# tbol and clen



## mcgaw1985 (May 31, 2012)

Hi people, 26 yr old male, 100kg, 12%ish bodyfat, looking to trim up a little..

6 week tbol cycle would look like this...

Week 1- 60mg tbol

Week 2 - 60mg tbol

Week 3 - 60mg tbol / clen 100mcg

Week 4 - 60mg tbol / clen 100mcg

Week 5 - 60mg tbol

Week 6 - 60mg tbol

Week 7 - 40mg nolva / clen 100mcg

Week 8 - 40mg nolva / clen 120mcg

Any thoughts?


----------



## Dai Jones (Dec 1, 2009)

I could be wrong but most threads I read about tbol 80mg is the norm


----------



## Pictor (Jan 10, 2011)

Dai Jones said:


> I could be wrong but most threads I read about tbol 80mg is the norm


x2

Plus I'd run the Clen straight through and use Ketotifen along side, 1mg before bed is enough!


----------



## mcgaw1985 (May 31, 2012)

What is the ketotifen for?

Bump to 80mg per day? And what dose would you run clen? I thought 2 on 2 off would provide best results with clen?


----------



## Dai Jones (Dec 1, 2009)

mcgaw1985 said:


> What is the ketotifen for?
> 
> Bump to 80mg per day? And what dose would you run clen? I thought 2 on 2 off would provide best results with clen?


Yes, not sure about clen but I think the 2 on 2 off is ideal for T3


----------



## capo (Jul 24, 2011)

mcgaw1985 said:


> What is the ketotifen for?
> 
> Bump to 80mg per day?

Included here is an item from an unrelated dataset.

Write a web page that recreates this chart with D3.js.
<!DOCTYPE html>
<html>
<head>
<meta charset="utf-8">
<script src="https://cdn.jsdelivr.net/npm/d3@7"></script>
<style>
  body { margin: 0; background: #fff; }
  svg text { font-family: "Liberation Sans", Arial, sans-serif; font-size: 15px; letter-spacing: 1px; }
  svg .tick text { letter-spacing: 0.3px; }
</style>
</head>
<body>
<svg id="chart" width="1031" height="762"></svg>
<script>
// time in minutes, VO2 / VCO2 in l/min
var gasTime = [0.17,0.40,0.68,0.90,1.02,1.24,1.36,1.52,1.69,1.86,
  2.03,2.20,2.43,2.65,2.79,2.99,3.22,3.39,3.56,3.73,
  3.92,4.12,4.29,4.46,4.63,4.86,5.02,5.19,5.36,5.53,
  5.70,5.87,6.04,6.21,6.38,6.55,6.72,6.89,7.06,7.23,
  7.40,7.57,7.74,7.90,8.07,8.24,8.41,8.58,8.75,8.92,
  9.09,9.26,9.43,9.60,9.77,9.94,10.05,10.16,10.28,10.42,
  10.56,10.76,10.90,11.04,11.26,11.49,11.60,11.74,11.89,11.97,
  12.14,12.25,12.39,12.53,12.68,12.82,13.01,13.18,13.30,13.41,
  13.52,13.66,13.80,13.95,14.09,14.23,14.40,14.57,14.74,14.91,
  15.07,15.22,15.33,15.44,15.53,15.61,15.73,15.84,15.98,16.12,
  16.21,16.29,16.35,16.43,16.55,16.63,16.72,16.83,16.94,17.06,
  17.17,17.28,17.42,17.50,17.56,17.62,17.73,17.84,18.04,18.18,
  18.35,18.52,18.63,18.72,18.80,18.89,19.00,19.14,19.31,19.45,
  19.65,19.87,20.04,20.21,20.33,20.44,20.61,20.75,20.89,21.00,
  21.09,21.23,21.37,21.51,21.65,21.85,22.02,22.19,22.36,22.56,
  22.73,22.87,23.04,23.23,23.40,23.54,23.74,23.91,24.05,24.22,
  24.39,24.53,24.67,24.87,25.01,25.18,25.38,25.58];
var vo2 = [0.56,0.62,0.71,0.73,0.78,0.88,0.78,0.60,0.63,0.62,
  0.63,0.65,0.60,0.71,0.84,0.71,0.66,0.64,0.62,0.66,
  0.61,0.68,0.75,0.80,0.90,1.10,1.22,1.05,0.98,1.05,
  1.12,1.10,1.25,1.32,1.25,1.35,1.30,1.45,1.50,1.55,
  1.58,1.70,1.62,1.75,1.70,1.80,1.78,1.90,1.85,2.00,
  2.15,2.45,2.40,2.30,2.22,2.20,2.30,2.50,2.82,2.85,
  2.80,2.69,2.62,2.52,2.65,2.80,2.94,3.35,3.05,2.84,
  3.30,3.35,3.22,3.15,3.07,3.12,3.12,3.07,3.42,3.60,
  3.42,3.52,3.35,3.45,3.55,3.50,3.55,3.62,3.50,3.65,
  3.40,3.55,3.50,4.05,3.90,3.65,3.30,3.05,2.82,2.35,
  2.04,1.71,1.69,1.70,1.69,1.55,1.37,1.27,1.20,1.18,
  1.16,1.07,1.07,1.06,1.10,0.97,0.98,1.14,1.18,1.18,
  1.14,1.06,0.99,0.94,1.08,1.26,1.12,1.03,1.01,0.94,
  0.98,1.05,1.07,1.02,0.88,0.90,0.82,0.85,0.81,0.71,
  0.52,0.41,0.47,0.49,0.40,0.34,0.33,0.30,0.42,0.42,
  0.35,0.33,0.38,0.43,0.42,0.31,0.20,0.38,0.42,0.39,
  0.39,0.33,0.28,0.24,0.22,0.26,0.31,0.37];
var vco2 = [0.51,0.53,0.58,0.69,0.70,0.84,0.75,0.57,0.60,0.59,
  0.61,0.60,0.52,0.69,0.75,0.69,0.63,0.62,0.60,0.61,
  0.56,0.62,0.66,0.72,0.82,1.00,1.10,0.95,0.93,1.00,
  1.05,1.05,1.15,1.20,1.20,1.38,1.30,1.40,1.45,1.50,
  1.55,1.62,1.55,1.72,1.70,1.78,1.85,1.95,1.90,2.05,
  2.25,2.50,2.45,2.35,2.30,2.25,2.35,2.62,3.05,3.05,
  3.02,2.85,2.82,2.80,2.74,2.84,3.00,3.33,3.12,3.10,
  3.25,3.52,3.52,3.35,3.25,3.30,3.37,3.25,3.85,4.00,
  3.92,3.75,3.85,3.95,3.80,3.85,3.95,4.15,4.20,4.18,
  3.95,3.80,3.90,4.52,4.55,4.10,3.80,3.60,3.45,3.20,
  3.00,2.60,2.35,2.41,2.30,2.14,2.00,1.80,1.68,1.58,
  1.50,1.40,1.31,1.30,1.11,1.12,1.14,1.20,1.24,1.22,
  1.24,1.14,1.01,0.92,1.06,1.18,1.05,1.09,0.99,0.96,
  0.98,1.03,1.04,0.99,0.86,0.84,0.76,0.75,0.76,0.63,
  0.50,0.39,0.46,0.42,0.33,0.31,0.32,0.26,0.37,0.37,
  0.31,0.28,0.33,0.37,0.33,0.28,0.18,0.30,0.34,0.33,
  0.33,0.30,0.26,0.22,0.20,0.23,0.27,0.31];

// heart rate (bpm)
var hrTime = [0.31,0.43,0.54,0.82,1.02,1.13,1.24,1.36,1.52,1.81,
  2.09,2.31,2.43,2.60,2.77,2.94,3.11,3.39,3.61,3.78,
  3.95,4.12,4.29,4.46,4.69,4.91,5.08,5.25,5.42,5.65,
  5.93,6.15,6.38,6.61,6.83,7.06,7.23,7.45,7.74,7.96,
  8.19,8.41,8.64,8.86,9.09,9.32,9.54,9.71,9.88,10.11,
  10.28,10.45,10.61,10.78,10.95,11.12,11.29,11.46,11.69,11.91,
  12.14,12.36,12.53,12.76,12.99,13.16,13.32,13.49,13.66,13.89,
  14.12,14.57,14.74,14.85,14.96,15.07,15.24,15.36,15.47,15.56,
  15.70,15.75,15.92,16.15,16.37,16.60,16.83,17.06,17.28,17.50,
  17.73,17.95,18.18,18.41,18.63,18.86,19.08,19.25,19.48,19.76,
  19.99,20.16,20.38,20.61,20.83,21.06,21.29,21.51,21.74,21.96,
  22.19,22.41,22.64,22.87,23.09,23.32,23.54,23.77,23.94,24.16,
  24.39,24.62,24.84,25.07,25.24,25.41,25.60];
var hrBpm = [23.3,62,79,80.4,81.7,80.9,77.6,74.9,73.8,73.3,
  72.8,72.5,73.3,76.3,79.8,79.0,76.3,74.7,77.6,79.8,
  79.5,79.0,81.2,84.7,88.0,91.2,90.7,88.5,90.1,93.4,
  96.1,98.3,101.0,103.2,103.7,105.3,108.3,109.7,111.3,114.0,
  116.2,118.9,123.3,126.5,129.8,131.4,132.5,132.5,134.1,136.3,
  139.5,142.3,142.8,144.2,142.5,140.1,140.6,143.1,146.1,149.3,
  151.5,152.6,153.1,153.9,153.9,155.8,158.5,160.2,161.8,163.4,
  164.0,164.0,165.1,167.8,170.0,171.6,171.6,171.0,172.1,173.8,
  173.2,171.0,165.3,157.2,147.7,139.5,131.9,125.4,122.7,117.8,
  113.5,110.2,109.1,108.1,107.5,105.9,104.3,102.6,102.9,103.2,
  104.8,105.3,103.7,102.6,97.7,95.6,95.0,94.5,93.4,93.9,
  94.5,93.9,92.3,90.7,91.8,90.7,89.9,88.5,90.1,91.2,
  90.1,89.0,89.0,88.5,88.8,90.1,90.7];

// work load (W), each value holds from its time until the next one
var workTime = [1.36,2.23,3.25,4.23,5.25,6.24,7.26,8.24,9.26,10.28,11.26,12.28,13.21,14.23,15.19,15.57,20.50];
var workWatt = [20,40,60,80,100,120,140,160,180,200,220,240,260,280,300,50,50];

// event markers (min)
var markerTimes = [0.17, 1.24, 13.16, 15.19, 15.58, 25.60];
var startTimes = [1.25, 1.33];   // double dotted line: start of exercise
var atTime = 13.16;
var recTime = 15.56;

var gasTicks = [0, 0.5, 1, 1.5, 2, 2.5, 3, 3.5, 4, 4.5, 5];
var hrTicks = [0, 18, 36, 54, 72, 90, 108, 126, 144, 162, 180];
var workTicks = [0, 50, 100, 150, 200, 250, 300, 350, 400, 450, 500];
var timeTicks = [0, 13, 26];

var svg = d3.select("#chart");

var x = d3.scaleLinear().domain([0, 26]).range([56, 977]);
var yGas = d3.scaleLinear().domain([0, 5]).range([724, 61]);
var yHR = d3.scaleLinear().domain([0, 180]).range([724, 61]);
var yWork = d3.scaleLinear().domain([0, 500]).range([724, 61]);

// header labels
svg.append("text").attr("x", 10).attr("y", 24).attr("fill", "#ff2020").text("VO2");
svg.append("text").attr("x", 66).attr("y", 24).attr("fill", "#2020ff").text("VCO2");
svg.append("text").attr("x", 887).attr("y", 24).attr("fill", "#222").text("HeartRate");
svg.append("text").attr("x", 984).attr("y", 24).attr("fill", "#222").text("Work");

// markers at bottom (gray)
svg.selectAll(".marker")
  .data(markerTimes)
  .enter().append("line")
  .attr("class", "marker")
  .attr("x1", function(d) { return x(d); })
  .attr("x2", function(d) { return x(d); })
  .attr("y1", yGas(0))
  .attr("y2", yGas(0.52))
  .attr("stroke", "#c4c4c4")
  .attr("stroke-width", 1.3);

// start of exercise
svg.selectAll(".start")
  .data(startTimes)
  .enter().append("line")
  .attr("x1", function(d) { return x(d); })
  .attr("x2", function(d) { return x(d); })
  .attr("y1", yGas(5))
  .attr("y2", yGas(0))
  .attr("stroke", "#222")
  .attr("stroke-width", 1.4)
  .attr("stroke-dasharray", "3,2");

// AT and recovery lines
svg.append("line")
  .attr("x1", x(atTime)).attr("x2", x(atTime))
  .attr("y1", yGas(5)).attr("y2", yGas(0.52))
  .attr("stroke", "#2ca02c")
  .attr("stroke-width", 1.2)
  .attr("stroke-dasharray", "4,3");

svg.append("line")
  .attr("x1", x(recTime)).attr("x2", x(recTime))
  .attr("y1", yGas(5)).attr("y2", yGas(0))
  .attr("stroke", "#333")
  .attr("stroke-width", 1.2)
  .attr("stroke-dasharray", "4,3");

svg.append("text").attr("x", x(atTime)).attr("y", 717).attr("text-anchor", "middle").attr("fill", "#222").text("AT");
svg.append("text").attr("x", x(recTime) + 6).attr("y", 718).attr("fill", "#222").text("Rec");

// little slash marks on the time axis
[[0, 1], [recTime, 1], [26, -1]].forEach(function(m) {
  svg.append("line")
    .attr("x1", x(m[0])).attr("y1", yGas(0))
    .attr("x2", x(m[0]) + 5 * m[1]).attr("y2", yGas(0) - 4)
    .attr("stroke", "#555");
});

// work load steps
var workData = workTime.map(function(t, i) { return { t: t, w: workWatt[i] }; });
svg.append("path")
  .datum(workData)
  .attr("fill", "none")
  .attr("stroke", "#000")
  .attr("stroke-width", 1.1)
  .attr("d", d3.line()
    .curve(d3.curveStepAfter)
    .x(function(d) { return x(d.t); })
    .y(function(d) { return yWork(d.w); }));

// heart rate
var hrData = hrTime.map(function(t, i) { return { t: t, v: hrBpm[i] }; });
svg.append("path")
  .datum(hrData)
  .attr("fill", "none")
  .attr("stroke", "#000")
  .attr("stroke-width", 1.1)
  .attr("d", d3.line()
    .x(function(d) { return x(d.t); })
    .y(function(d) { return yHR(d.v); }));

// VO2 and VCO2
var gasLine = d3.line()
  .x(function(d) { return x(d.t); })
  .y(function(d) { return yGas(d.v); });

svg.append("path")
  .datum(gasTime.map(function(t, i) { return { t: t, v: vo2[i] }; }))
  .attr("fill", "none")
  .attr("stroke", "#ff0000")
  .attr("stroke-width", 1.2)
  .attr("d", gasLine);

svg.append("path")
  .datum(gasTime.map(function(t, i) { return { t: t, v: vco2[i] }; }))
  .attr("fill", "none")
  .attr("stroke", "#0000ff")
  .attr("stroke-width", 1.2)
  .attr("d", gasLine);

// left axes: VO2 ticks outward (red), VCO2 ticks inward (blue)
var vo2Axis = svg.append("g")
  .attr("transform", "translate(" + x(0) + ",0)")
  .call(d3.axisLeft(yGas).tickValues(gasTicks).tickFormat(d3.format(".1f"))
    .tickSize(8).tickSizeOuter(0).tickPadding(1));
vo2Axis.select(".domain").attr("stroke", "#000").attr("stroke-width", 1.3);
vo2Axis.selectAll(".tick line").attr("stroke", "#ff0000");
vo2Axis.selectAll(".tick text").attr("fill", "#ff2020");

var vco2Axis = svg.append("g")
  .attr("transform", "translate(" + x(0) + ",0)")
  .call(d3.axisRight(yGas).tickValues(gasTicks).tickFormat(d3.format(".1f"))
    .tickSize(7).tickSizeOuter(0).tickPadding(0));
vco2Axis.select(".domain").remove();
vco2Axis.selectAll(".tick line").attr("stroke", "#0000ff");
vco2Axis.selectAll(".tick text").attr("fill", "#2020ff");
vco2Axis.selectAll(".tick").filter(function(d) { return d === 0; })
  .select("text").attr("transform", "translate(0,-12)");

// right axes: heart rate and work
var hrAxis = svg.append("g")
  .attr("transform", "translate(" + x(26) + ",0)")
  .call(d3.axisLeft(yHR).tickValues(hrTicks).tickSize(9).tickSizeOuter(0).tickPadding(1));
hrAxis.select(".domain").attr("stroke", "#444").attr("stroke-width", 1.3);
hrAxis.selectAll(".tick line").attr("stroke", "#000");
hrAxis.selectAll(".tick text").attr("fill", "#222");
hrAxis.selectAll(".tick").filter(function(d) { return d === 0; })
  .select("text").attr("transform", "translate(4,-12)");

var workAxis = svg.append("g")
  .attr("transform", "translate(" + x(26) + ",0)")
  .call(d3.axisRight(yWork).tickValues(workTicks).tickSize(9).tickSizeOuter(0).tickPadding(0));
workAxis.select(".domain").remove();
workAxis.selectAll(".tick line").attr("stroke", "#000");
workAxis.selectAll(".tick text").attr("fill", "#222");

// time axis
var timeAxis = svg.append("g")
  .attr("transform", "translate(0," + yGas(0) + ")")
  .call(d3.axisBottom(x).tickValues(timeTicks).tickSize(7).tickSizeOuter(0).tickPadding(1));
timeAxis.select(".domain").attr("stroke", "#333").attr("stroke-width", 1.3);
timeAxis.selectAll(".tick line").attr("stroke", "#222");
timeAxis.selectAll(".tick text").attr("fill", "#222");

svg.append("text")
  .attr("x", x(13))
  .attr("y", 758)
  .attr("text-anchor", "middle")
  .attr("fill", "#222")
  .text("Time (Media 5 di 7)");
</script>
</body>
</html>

And what dose would you run clen? I thought 2 on 2 off would provide best results with clen?


Clenbuterol is a beta 2 agonist and it must be cycled on a 2 week on, 2 week of basis or the beta 2 receptors that clen binds to become saturated and down regulate.Ketotifen's magic is that it upregulates the beta-receptors including the beta 2s that clen uses. As long as you are taking ketotifen, it will continue to clean these receptors, never allowing them to downregulate, even while on a heavy clen cycle. That means you can continue to take clen indefinitely without having to cycle off to regenerate the receptors.1-2mg each day can upregulate even severely shut down receptors within a week.


----------



## Pictor (Jan 10, 2011)

mcgaw1985 said:


> What is the ketotifen for?
> 
> Bump to 80mg per day? And what dose would you run clen? I thought 2 on 2 off would provide best results with clen?

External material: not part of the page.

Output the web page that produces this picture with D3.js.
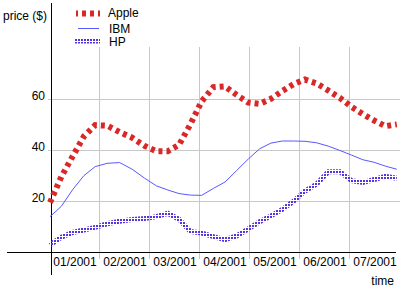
<!DOCTYPE html>
<html>
<head>
<meta charset="utf-8">
<script src="https://cdn.jsdelivr.net/npm/d3@7.9.0/dist/d3.min.js"></script>
<style>
  body { margin: 0; background: #fff; }
  svg { display: block; font-family: "Liberation Sans", Arial, sans-serif; font-size: 12px; }
</style>
</head>
<body>
<svg id="chart" width="400" height="300"></svg>
<script>
// Weekly dates (Mondays)
const dates = [
  "2001-01-01", "2001-01-08", "2001-01-15", "2001-01-22", "2001-01-29",
  "2001-02-05", "2001-02-12", "2001-02-19", "2001-02-26",
  "2001-03-05", "2001-03-12", "2001-03-19", "2001-03-26",
  "2001-04-02", "2001-04-09", "2001-04-16", "2001-04-23", "2001-04-30",
  "2001-05-07", "2001-05-14", "2001-05-21", "2001-05-28",
  "2001-06-04", "2001-06-11", "2001-06-18", "2001-06-25",
  "2001-07-02", "2001-07-09", "2001-07-16", "2001-07-23", "2001-07-30"
];

const apple = [
  19.5, 29.5, 37.5, 45.3, 49.7,
  49.5, 47, 44.8, 41.6,
  39.5, 39.5, 42, 50,
  59, 64.5, 64.8, 61.5, 58.5,
  58, 60, 63, 65.7,
  67.5, 66, 63.2, 60.3,
  56.8, 54, 51.5, 49.3, 50
];

const ibm = [
  14, 18, 24.5, 30, 33.5,
  34.8, 35.1, 32.5, 29,
  26, 24.4, 23, 22.4,
  22.3, 25, 27.5, 32, 36.5,
  40.5, 42.7, 43.5, 43.5,
  43.4, 42.8, 41.5, 39.8,
  38, 36.2, 35.2, 33.7, 32.5
];

const hp = [
  3, 6, 7.8, 8.8, 9.8,
  11.2, 12.2, 12.9, 13.3,
  14, 15.3, 13, 8.2,
  7.6, 6.2, 5, 6.5, 9.2,
  12, 14.3, 16.8, 20,
  24, 26.7, 31.5, 31.5,
  28, 27.3, 28.5, 29.7, 29
];

const monthLabels = ["01/2001", "02/2001", "03/2001", "04/2001", "05/2001", "06/2001", "07/2001"];
const yTicks = [20, 40, 60];
const seriesNames = ["Apple", "IBM", "HP"];

const svg = d3.select("#chart");
const parse = d3.timeParse("%Y-%m-%d");

// each month gets the same width on the axis
function monthPos(d) {
  const m = d.getMonth();
  const dim = new Date(d.getFullYear(), m + 1, 0).getDate();
  return m + (d.getDate() - 1) / dim;
}

const x = d3.scaleLinear().domain([0, 7]).range([50, 400]);
const y = d3.scaleLinear().domain([0, 80]).range([252.5, 47.5]);

// dotted fill for the HP line
const defs = svg.append("defs");
const pat = defs.append("pattern")
  .attr("id", "hpdots")
  .attr("patternUnits", "userSpaceOnUse")
  .attr("width", 3).attr("height", 3);
pat.append("rect").attr("width", 2).attr("height", 2).attr("fill", "#5533e0");

// grid
svg.append("g").selectAll("line")
  .data(d3.range(1, 7))
  .join("line")
  .attr("x1", (d) => Math.round(x(d)) - 0.5)
  .attr("x2", (d) => Math.round(x(d)) - 0.5)
  .attr("y1", 47).attr("y2", 259)
  .attr("stroke", "#c8c8c8");

svg.append("g").selectAll("line")
  .data(yTicks)
  .join("line")
  .attr("x1", 48).attr("x2", 400)
  .attr("y1", (d) => Math.round(y(d)) + 0.5)
  .attr("y2", (d) => Math.round(y(d)) + 0.5)
  .attr("stroke", "#c8c8c8");

// axes
svg.append("line")
  .attr("x1", 51.5).attr("x2", 51.5)
  .attr("y1", 3).attr("y2", 275)
  .attr("stroke", "#000");
svg.append("line")
  .attr("x1", 7).attr("x2", 396)
  .attr("y1", 252.5).attr("y2", 252.5)
  .attr("stroke", "#000");

// tick labels
svg.append("g").selectAll("text")
  .data(yTicks)
  .join("text")
  .attr("x", 45)
  .attr("y", (d) => y(d) + 1)
  .attr("text-anchor", "end")
  .text((d) => d);

svg.append("g").selectAll("text")
  .data(monthLabels)
  .join("text")
  .attr("x", (d, i) => x(i + 0.5))
  .attr("y", 266)
  .attr("text-anchor", "middle")
  .text((d) => d);

svg.append("text").attr("x", 3).attr("y", 19.5).text("price ($)");
svg.append("text").attr("x", 394).attr("y", 285).attr("text-anchor", "end").text("time");

// lines
const xs = dates.map((d) => monthPos(parse(d)));
const line = d3.line()
  .x((d, i) => x(xs[i]))
  .y((d) => y(d));

svg.append("path")
  .attr("d", line(ibm))
  .attr("fill", "none")
  .attr("stroke", "#5858ff")
  .attr("stroke-width", 1);

svg.append("path")
  .attr("d", line(hp))
  .attr("fill", "none")
  .attr("stroke", "url(#hpdots)")
  .attr("stroke-width", 5);

svg.append("path")
  .attr("d", line(apple))
  .attr("fill", "none")
  .attr("stroke", "#d82828")
  .attr("stroke-width", 6)
  .attr("stroke-dasharray", "4,4");

// legend
const legendY = [13.5, 28.5, 41];
const legendTextY = [16.5, 32.5, 46];
const lg = svg.append("g");
lg.append("line")
  .attr("x1", 76).attr("x2", 100).attr("y1", legendY[0]).attr("y2", legendY[0])
  .attr("stroke", "#d82828").attr("stroke-width", 6).attr("stroke-dasharray", "4,4")
  .attr("stroke-dashoffset", 2);
lg.append("line")
  .attr("x1", 78).attr("x2", 99).attr("y1", legendY[1]).attr("y2", legendY[1])
  .attr("stroke", "#5858ff").attr("stroke-width", 1);
lg.append("line")
  .attr("x1", 75).attr("x2", 100).attr("y1", legendY[2]).attr("y2", legendY[2])
  .attr("stroke", "url(#hpdots)").attr("stroke-width", 5);

lg.selectAll("text")
  .data(seriesNames)
  .join("text")
  .attr("x", (d, i) => (i === 0 ? 108 : 109))
  .attr("y", (d, i) => legendTextY[i])
  .text((d) => d);
</script>
</body>
</html>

This is what the Ketotifen is for vvvv



capo said:


> Clenbuterol is a beta 2 agonist and it must be cycled on a 2 week on, 2 week of basis or the beta 2 receptors that clen binds to become saturated and down regulate.Ketotifen's magic is that it upregulates the beta-receptors including the beta 2s that clen uses. As long as you are taking ketotifen, it will continue to clean these receptors, never allowing them to downregulate, even while on a heavy clen cycle. That means you can continue to take clen indefinitely without having to cycle off to regenerate the receptors.1-2mg each day can upregulate even severely shut down receptors within a week.

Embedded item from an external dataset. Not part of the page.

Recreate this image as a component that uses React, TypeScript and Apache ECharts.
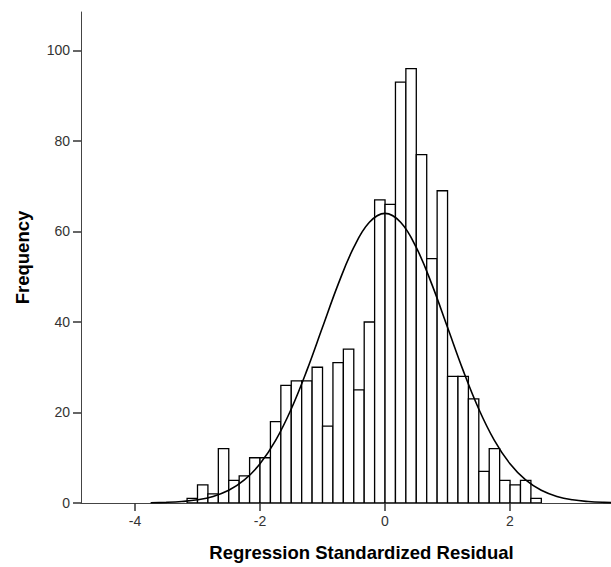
import { useEffect, useRef } from "react";
import * as echarts from "echarts";

// Histogram bins: start of first bin and width (standardized residual units)
const BIN_START = -3.1667;
const BIN_WIDTH = 0.1667;
const counts = [
  1, 4, 2, 12, 5, 6, 10, 10, 18, 26, 27, 27, 30, 17, 31, 34, 25, 40, 67, 66,
  93, 96, 77, 54, 69, 28, 28, 23, 7, 12, 5, 4, 5, 1,
];

// Normal curve
const curveX = [
  -3.75, -3.5, -3.25, -3.0, -2.75, -2.5, -2.25, -2.0, -1.75, -1.5, -1.25, -1.0,
  -0.75, -0.5, -0.25, 0, 0.25, 0.5, 0.75, 1.0, 1.25, 1.5, 1.75, 2.0, 2.25, 2.5,
  2.75, 3.0, 3.25, 3.5, 3.75, 4.0,
];
const curveY = [
  0.06, 0.14, 0.33, 0.71, 1.46, 2.81, 5.09, 8.66, 13.84, 20.78, 29.3, 38.82,
  48.31, 56.48, 62.03, 64.0, 62.03, 56.48, 48.31, 38.82, 29.3, 20.78, 13.84,
  8.66, 5.09, 2.81, 1.46, 0.71, 0.33, 0.14, 0.06, 0.02,
];

const yTicks = [0, 20, 40, 60, 80, 100];
const xTicks = [-4, -2, 0, 2];

const FONT = "'Liberation Sans', Arial, sans-serif";

export default function App() {
  const ref = useRef<HTMLDivElement>(null);
  useEffect(() => {
    const chart = echarts.init(ref.current!, null, { renderer: "svg" });
    const bins = counts.map((c, i) => [
      BIN_START + i * BIN_WIDTH,
      BIN_START + (i + 1) * BIN_WIDTH,
      c,
    ]);
    const curve = curveX.map((x, i) => [x, curveY[i]]);
    chart.setOption({
      animation: false,
      backgroundColor: "#ffffff",
      grid: { left: 81, right: 0, top: 12, bottom: 61.3 },
      xAxis: {
        type: "value",
        min: -4.864,
        max: 3.616,
        name: "Regression Standardized Residual",
        nameLocation: "middle",
        nameGap: 40,
        nameTextStyle: {
          fontFamily: FONT,
          fontWeight: "bold",
          fontSize: 18.5,
          color: "#000",
          padding: [0, 0, 0, 31],
        },
        axisLine: { show: true, onZero: false, lineStyle: { color: "#444", width: 1 } },
        axisTick: {
          show: true,
          length: 8,
          customValues: xTicks,
          lineStyle: { color: "#333", width: 1.5 },
        },
        axisLabel: {
          customValues: xTicks,
          margin: 11,
          fontFamily: FONT,
          fontSize: 14,
          color: "#333",
        },
        splitLine: { show: false },
      },
      yAxis: {
        type: "value",
        min: 0,
        max: 108.5,
        name: "Frequency",
        nameLocation: "middle",
        nameGap: 49,
        nameTextStyle: {
          fontFamily: FONT,
          fontWeight: "bold",
          fontSize: 18.5,
          color: "#000",
        },
        axisLine: { show: true, onZero: false, lineStyle: { color: "#444", width: 1 } },
        axisTick: {
          show: true,
          length: 8,
          customValues: yTicks,
          lineStyle: { color: "#333", width: 1.5 },
        },
        axisLabel: {
          customValues: yTicks,
          margin: 11,
          fontFamily: FONT,
          fontSize: 14,
          color: "#333",
        },
        splitLine: { show: false },
      },
      series: [
        {
          type: "custom",
          data: bins,
          encode: { x: [0, 1], y: 2 },
          clip: true,
          renderItem: (_params: any, api: any) => {
            const x0 = api.value(0);
            const x1 = api.value(1);
            const v = api.value(2);
            const p0 = api.coord([x0, v]);
            const p1 = api.coord([x1, 0]);
            return {
              type: "rect",
              shape: {
                x: p0[0],
                y: p0[1],
                width: p1[0] - p0[0],
                height: p1[1] - p0[1],
              },
              style: { fill: "#ffffff", stroke: "#000000", lineWidth: 1.3 },
            };
          },
          z: 2,
        },
        {
          type: "line",
          data: curve,
          smooth: 0.4,
          symbol: "none",
          clip: true,
          lineStyle: { color: "#000000", width: 1.6 },
          z: 3,
        },
      ],
    });
    return () => chart.dispose();
  }, []);
  return (
    <div
      ref={ref}
      style={{
        position: "fixed",
        left: 0,
        top: 0,
        width: 611,
        height: 567,
        background: "#fff",
      }}
    />
  );
}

This is a copy and paste of my advice to a newbie for how to run Clen, just thought I would post it for you mate...

First off you need to work your way up to your tolerance level which for me is 160mcg/day

Your tabs will most probably be 20mcg or 40mcg... So say there 40mcg yeah! You would take 40mcg for 2 days then 80mcg for 2 days then 120mcg for 2 days! You getting the patten, I wouldn't recommend going over 160mcg/day but thats up to you! Once you get to the point where the shakes are to much drop the dose back down by 1 tab 20mcg or 40mcg it doesn't matter just drop it by one!

Then once your at your tolerance level stay at that for 2 weeks then have two weeks off or run a ECA stack for 2 weeks then repeat (some people don't agree with this method as your hitting the same receptors and they don't recover properly) or you could run Ketotifen along the side Clen at 1mg before bed and stay on them straight for up to 6 weeks! You could run longer than 6 weeks if you wanted to but I wouldn't recommend it myself.

You can get Ketotifen from united pharmacies uk...

Things you will need to take to stop any sides eg- cramp!

Potassium, magnesium and taurine these will help and IMO are a must while running Clen!

Clen can be taken before, with or after food it doesn't matter.


----------